We finally saw the church steeple, passed the race course, saw the finish banner and ran up the field towards it. We could see Tim on the finishline, but no-one else. It turned out only he had finished, which surprised me! He had been in for about 4 minutes, though the results show Robin and I arriving 2 minutes apart when we certainly didn't, so maybe Tim had been there 6 minutes. Anyway, after a day of daft mistakes one had finally cost me the race!

The finishline (taken later in the evening)
However, it was a fantastic day. The course is brilliant, there's loads of climb, some spectacular scenery (the sunset from the top of the final hill was beautiful*) and great running. As always with Open Adventure, the organisation and checkpoint staff were top notch. As my first race with Team Accelerate-Scott I had a new pair of Scott Trail Rockets to wear, which I used straight out of the box... Not normally sensible but not a blister in sight and great shoes for the whole course! As I mentioned I struggled down Halls Fell Ridge, but everyone I spoke to after the race, regardless of their shoes, struggled down there!

After a shower and some food,  Robin and I were generally mocked, and prizes were awarded by James Thurlow of OA and Bruce Duncan of Haglofs.
I'd like to say massive thanks to Robin who as well as being a great guy to run with was also a true gentleman and insisted that I took the second place trophy.Well done Tim on a great run, and thanks to everyone at OA for putting on a great event. Apologies to Accelerate-Scott on not being  able to kick us off with a win, but I WILL be back next year.
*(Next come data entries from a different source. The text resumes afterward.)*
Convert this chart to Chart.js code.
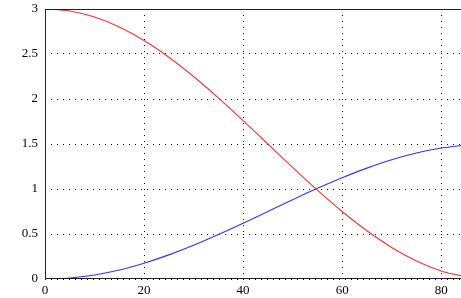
<!DOCTYPE html>
<html>
<head>
<meta charset="utf-8">
<script src="https://cdn.jsdelivr.net/npm/chart.js@4/dist/chart.umd.min.js"></script>
<style>
  html, body { margin: 0; padding: 0; background: #fff; }
  #wrap { width: 461px; height: 298px; position: relative; }
</style>
</head>
<body>
<div id="wrap"><canvas id="grafico"></canvas></div>
<script>
// valores
const xValores = [0, 5, 10, 15, 20, 25, 30, 35, 40, 45, 50, 55, 60, 65, 70, 75, 80, 85];
const serieRoja = [3, 2.977, 2.91, 2.799, 2.649, 2.464, 2.25, 2.013, 1.76, 1.5, 1.24, 0.987, 0.75, 0.536, 0.351, 0.201, 0.09, 0.023];
const serieAzul = [0, 0.011, 0.045, 0.1, 0.176, 0.268, 0.375, 0.494, 0.62, 0.75, 0.88, 1.007, 1.125, 1.232, 1.325, 1.4, 1.455, 1.489];
const xTicks = [0, 20, 40, 60, 80];
const yTicks = [0, 0.5, 1, 1.5, 2, 2.5, 3];

const puntos = (ys) => xValores.map((x, i) => ({ x: x, y: ys[i] }));
const fuente = { family: "'Liberation Serif', 'Times New Roman', serif", size: 13 };

// marco: linea solida arriba, izquierda y abajo
const marco = {
    id: 'marco',
    afterDraw(chart) {
        const { ctx, chartArea } = chart;
        ctx.save();
        ctx.strokeStyle = '#222';
        ctx.lineWidth = 1;
        ctx.beginPath();
        ctx.moveTo(chartArea.right, chartArea.top + 0.5);
        ctx.lineTo(chartArea.left + 0.5, chartArea.top + 0.5);
        ctx.lineTo(chartArea.left + 0.5, chartArea.bottom - 0.5);
        ctx.lineTo(chartArea.right, chartArea.bottom - 0.5);
        ctx.stroke();
        ctx.restore();
    }
};

const ctx = document.getElementById('grafico').getContext('2d');
new Chart(ctx, {
    type: 'line',
    data: {
        datasets: [{
            data: puntos(serieRoja),
            borderColor: '#ee3333',
            borderWidth: 1.1,
            pointRadius: 0,
            cubicInterpolationMode: 'monotone',
            fill: false
        }, {
            data: puntos(serieAzul),
            borderColor: '#3333ee',
            borderWidth: 1.1,
            pointRadius: 0,
            cubicInterpolationMode: 'monotone',
            fill: false
        }]
    },
    options: {
        responsive: true,
        maintainAspectRatio: false,
        animation: false,
        layout: { padding: { top: 9, right: 0, left: 0, bottom: 0 } },
        plugins: {
            legend: { display: false },
            tooltip: { enabled: false }
        },
        scales: {
            x: {
                type: 'linear',
                min: 0,
                max: 84,
                afterBuildTicks: (scale) => { scale.ticks = xTicks.map(v => ({ value: v })); },
                afterFit: (scale) => {
                    scale.height = 19;
                    scale.paddingLeft = 0;
                    scale.paddingRight = 0;
                },
                ticks: {
                    color: '#000',
                    padding: 4,
                    maxRotation: 0,
                    font: fuente,
                    callback: (v) => String(v)
                },
                grid: { color: '#000', lineWidth: 1, drawTicks: false },
                border: { display: false, dash: [1, 5] }
            },
            y: {
                type: 'linear',
                min: 0,
                max: 3,
                afterBuildTicks: (scale) => { scale.ticks = yTicks.map(v => ({ value: v })); },
                afterFit: (scale) => {
                    scale.width = 45;
                    scale.paddingTop = 0;
                    scale.paddingBottom = 0;
                },
                ticks: {
                    color: '#000',
                    padding: 7,
                    font: fuente,
                    callback: (v) => String(v)
                },
                grid: { color: '#000', lineWidth: 1, drawTicks: false },
                border: { display: false, dash: [1, 5] }
            }
        }
    },
    plugins: [marco]
});
</script>
</body>
</html>
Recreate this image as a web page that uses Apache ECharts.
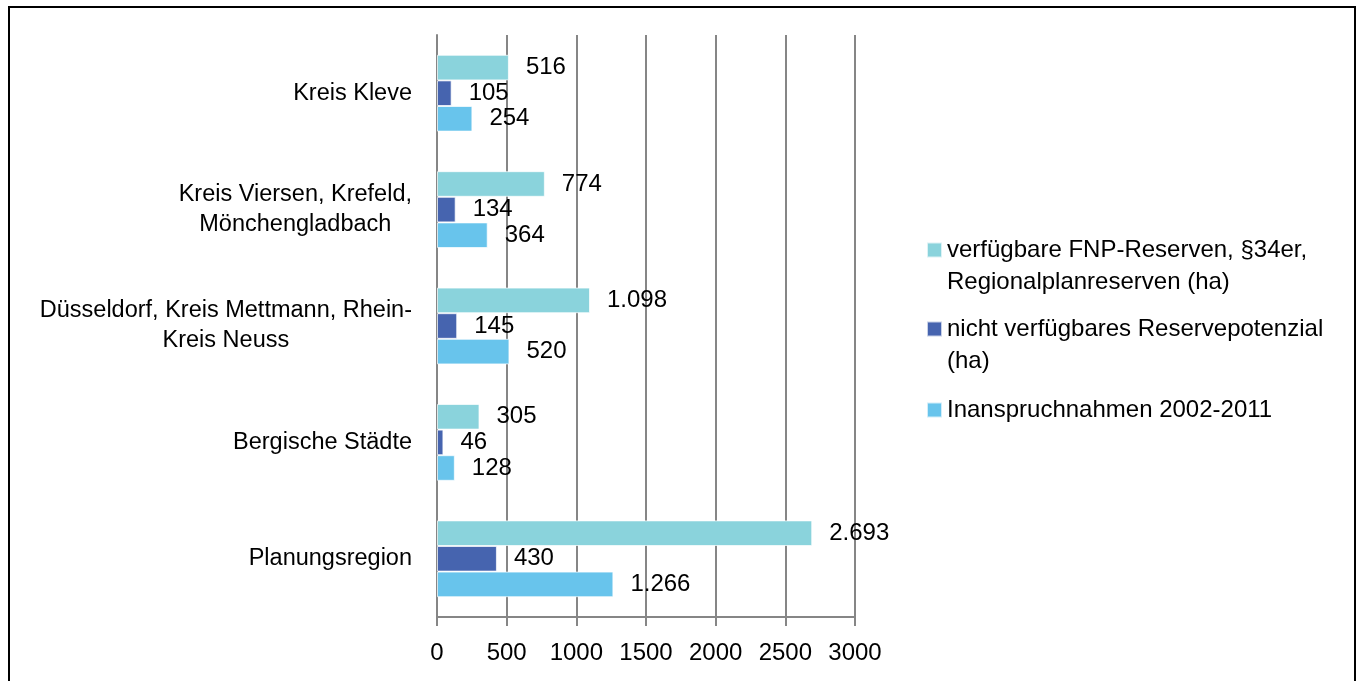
<!DOCTYPE html>
<html>
<head>
<meta charset="utf-8">
<script src="https://cdn.jsdelivr.net/npm/echarts@6/dist/echarts.min.js"></script>
<style>
  html, body { margin: 0; padding: 0; background: #fff; }
  #frame { position: absolute; left: 8px; top: 6px; width: 1344px; height: 720px; border: 2.5px solid #000; }
  #chart { position: absolute; left: 0; top: 0; width: 1361px; height: 681px; }
</style>
</head>
<body>
<div id="frame"></div>
<div id="chart"></div>
<script>
// Regions, listed bottom to top along the category axis
const categories = [
  'Planungsregion',
  'Bergische Städte',
  'Düsseldorf, Kreis Mettmann, Rhein-\nKreis Neuss',
  'Kreis Viersen, Krefeld,\nMönchengladbach',
  'Kreis Kleve'
];

const seriesNames = [
  'verfügbare FNP-Reserven, §34er, Regionalplanreserven (ha)',
  'nicht verfügbares Reservepotenzial (ha)',
  'Inanspruchnahmen 2002-2011'
];

// Legend wording, wrapped as shown
const legendLines = [
  ['verfügbare FNP-Reserven, §34er,', 'Regionalplanreserven (ha)'],
  ['nicht verfügbares Reservepotenzial', '(ha)'],
  ['Inanspruchnahmen 2002-2011']
];

// Values in ha, same order as categories
const verfuegbar = [2693, 305, 1098, 774, 516];
const nichtVerfuegbar = [430, 46, 145, 134, 105];
const inanspruchnahmen = [1266, 128, 520, 364, 254];

const xTicks = { min: 0, max: 3000, interval: 500 };

const colors = {
  verfuegbar: '#8AD3DC',
  nicht: '#4664AF',
  inanspruch: '#68C4EC'
};

const FONT = "'Liberation Sans', Arial, sans-serif";
const catFontSize = 23.5;
const numFontSize = 24;
const gray = '#868686';

// German thousands separator
function fmt(v) {
  return String(v).replace(/\B(?=(\d{3})+(?!\d))/g, '.');
}

// Multi-line category labels: lines centred on each other, block right-aligned
const measureCtx = document.createElement('canvas').getContext('2d');
measureCtx.font = catFontSize + 'px ' + FONT;
const yData = categories.map(function (c) {
  if (c.indexOf('\n') < 0) return c;
  const w = Math.max.apply(null, c.split('\n').map(function (l) { return measureCtx.measureText(l).width; }));
  return { value: c, textStyle: { align: 'center', padding: [0, w, 0, 0] } };
});

function barSeries(name, data, color) {
  return {
    name: name,
    type: 'bar',
    data: data,
    barGap: '0%',
    barCategoryGap: '34%',
    itemStyle: { color: color, borderColor: 'rgba(255,255,255,0.7)', borderWidth: 1 },
    label: {
      show: true,
      position: 'right',
      distance: 17,
      color: '#000',
      fontFamily: FONT,
      fontSize: numFontSize,
      formatter: function (p) { return fmt(p.value); }
    },
    emphasis: { disabled: true }
  };
}

// One legend block per series so each marker sits beside the first text line.
// A leading blank line balances the wrapped second line around the marker.
function legendItem(idx, top) {
  const lines = legendLines[idx];
  return {
    data: [seriesNames[idx]],
    orient: 'vertical',
    left: 926,
    top: top,
    padding: 0,
    itemWidth: 15,
    itemHeight: 15,
    itemGap: 0,
    icon: 'rect',
    selectedMode: false,
    formatter: function () {
      return lines.length > 1 ? '\n' + lines.join('\n') : lines[0];
    },
    textStyle: {
      color: '#000',
      fontFamily: FONT,
      fontSize: numFontSize,
      lineHeight: 32
    }
  };
}

const chart = echarts.init(document.getElementById('chart'), null, { renderer: 'canvas' });
chart.setOption({
  animation: false,
  backgroundColor: 'transparent',
  grid: { left: 437, top: 35, width: 418, height: 582, containLabel: false },
  legend: [
    legendItem(0, 202),
    legendItem(1, 281),
    legendItem(2, 394)
  ],
  xAxis: {
    type: 'value',
    min: xTicks.min,
    max: xTicks.max,
    interval: xTicks.interval,
    axisLine: { show: true, lineStyle: { color: gray, width: 2 } },
    axisTick: { show: true, length: 9, lineStyle: { color: gray, width: 2 } },
    splitLine: { show: true, lineStyle: { color: gray, width: 2 } },
    axisLabel: {
      color: '#000', fontFamily: FONT, fontSize: numFontSize, margin: 24,
      formatter: function (v) { return String(v); }
    }
  },
  yAxis: {
    type: 'category',
    data: yData,
    axisLine: { show: true, lineStyle: { color: gray, width: 2 } },
    axisTick: { show: false },
    splitLine: { show: false },
    axisLabel: {
      color: '#000',
      fontFamily: FONT,
      fontSize: catFontSize,
      lineHeight: 30,
      margin: 25,
      interval: 0
    }
  },
  series: [
    barSeries(seriesNames[0], verfuegbar, colors.verfuegbar),
    barSeries(seriesNames[1], nichtVerfuegbar, colors.nicht),
    barSeries(seriesNames[2], inanspruchnahmen, colors.inanspruch)
  ]
});
</script>
</body>
</html>
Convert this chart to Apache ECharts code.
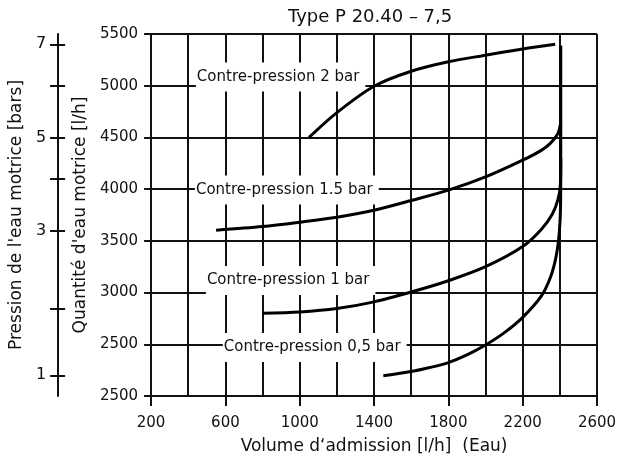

Well done Tim! (Bruce l, Tim r)
* - though I don't want to see it next year

Comments

  1. Hi Stu, great write up.

    I picked up your live tracking mid afternoon on Saturday after Accelerate posted the link. I was glued to the screen for a good few hours. Little numbers moving across a map couldn't have been more exciting.

    It was so frustrating seeing you and Robin head off the wrong way, downhill, but it added even more excitement in the final hour. It looked as if you were still in with a shot of winning until you couldn't find the path in the woods - and it was absolutely clear what was happening at that point (check out my comment on Accelerate's Facebook page at that point!) .

    Even then, it looked like you might just have a chance as your paths converged with Tim. The laptop had to sit on the table while we ate tea (the Mrs wasn't chuffed, but the kids loved it!). So thanks for some great entertainment - live tracking has got to be the future for ultrarunning. Well done, and better luck next time around!

    Btw, I'm the guy who recognised you on the way up Porter Clough. Now I've been live tracking you as well, you can say you've got a Walker-Stalker.